• INSTRUCTION: Please retype the data in full and exactly; the pictures are not part of the copy.

• DATASET EXCERPT:
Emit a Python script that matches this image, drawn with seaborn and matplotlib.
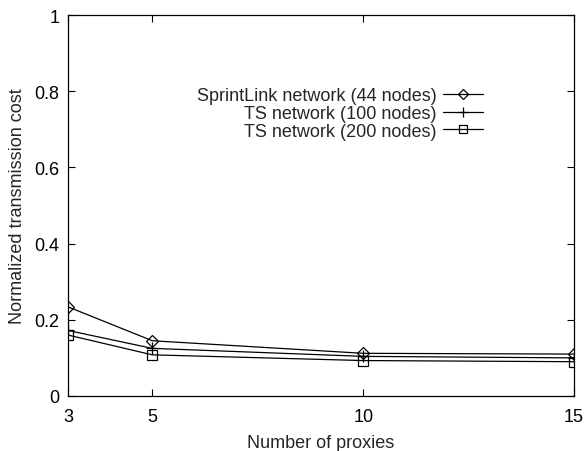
import matplotlib
matplotlib.use("Agg")
import matplotlib.pyplot as plt
import seaborn as sns
import pandas as pd

proxies = [3, 5, 10, 15]
sprintlink = [0.234, 0.145, 0.112, 0.110]
ts100 = [0.172, 0.125, 0.104, 0.100]
ts200 = [0.160, 0.108, 0.093, 0.090]
labels = ["SprintLink network (44 nodes)", "TS network (100 nodes)", "TS network (200 nodes)"]
markers = ["D", "+", "s"]
msizes = [6.0, 8.0, 7.0]

sns.set_theme(style="ticks")
plt.rcParams['font.family'] = ['Liberation Sans', 'DejaVu Sans']

rows = []
for lab, vals in zip(labels, [sprintlink, ts100, ts200]):
    for x, y in zip(proxies, vals):
        rows.append({"proxies": x, "cost": y, "series": lab})
df = pd.DataFrame(rows)

fig = plt.figure(figsize=(5.84, 4.52), dpi=100)
ax = fig.add_axes([0.1164, 0.1217, 0.983 - 0.1164, 0.9646 - 0.1217])

for lab, m, ms in zip(labels, markers, msizes):
    sub = df[df.series == lab]
    sns.lineplot(data=sub, x="proxies", y="cost", ax=ax, color="black", lw=0.9,
                 marker=m, markersize=ms, markerfacecolor="none",
                 markeredgecolor="black", markeredgewidth=0.9, label=lab)

ax.set_xlim(3, 15)
ax.set_ylim(0, 1)
ax.set_xticks(proxies)
ax.set_yticks([0, 0.2, 0.4, 0.6, 0.8, 1.0])
ax.set_yticklabels(["0", "0.2", "0.4", "0.6", "0.8", "1"])
ax.tick_params(direction="in", top=True, right=True, length=5, width=0.8,
               labelsize=13, colors="black")
ax.tick_params(axis="x", pad=9)
ax.tick_params(axis="y", pad=6)
for s in ax.spines.values():
    s.set_linewidth(0.9)
    s.set_color("black")
ax.set_xlabel("Number of proxies", fontsize=13, labelpad=6)
ax.set_ylabel("Normalized transmission cost", fontsize=13, labelpad=6)

leg = ax.legend(loc="upper right", bbox_to_anchor=(0.834, 0.83), frameon=False,
                markerfirst=False, fontsize=13, handlelength=2.2, handletextpad=0.35,
                labelspacing=0.05, borderaxespad=0, markerscale=0.85)
for t in leg.get_texts():
    t.set_ha("right")
leg._legend_box.align = "right"

fig.savefig("out.png", dpi=100)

• SOLUTION FOR THIS TASK:
Emit a Python script that matches this image, drawn with seaborn and matplotlib.
import matplotlib
matplotlib.use("Agg")
import matplotlib.pyplot as plt
import seaborn as sns
import pandas as pd

proxies = [3, 5, 10, 15]
sprintlink = [0.234, 0.145, 0.112, 0.110]
ts100 = [0.172, 0.125, 0.104, 0.100]
ts200 = [0.160, 0.108, 0.093, 0.090]
labels = ["SprintLink network (44 nodes)", "TS network (100 nodes)", "TS network (200 nodes)"]
markers = ["D", "+", "s"]
msizes = [6.0, 8.0, 7.0]

sns.set_theme(style="ticks")
plt.rcParams['font.family'] = ['Liberation Sans', 'DejaVu Sans']

rows = []
for lab, vals in zip(labels, [sprintlink, ts100, ts200]):
    for x, y in zip(proxies, vals):
        rows.append({"proxies": x, "cost": y, "series": lab})
df = pd.DataFrame(rows)

fig = plt.figure(figsize=(5.84, 4.52), dpi=100)
ax = fig.add_axes([0.1164, 0.1217, 0.983 - 0.1164, 0.9646 - 0.1217])

for lab, m, ms in zip(labels, markers, msizes):
    sub = df[df.series == lab]
    sns.lineplot(data=sub, x="proxies", y="cost", ax=ax, color="black", lw=0.9,
                 marker=m, markersize=ms, markerfacecolor="none",
                 markeredgecolor="black", markeredgewidth=0.9, label=lab)

ax.set_xlim(3, 15)
ax.set_ylim(0, 1)
ax.set_xticks(proxies)
ax.set_yticks([0, 0.2, 0.4, 0.6, 0.8, 1.0])
ax.set_yticklabels(["0", "0.2", "0.4", "0.6", "0.8", "1"])
ax.tick_params(direction="in", top=True, right=True, length=5, width=0.8,
               labelsize=13, colors="black")
ax.tick_params(axis="x", pad=9)
ax.tick_params(axis="y", pad=6)
for s in ax.spines.values():
    s.set_linewidth(0.9)
    s.set_color("black")
ax.set_xlabel("Number of proxies", fontsize=13, labelpad=6)
ax.set_ylabel("Normalized transmission cost", fontsize=13, labelpad=6)

leg = ax.legend(loc="upper right", bbox_to_anchor=(0.834, 0.83), frameon=False,
                markerfirst=False, fontsize=13, handlelength=2.2, handletextpad=0.35,
                labelspacing=0.05, borderaxespad=0, markerscale=0.85)
for t in leg.get_texts():
    t.set_ha("right")
leg._legend_box.align = "right"

fig.savefig("out.png", dpi=100)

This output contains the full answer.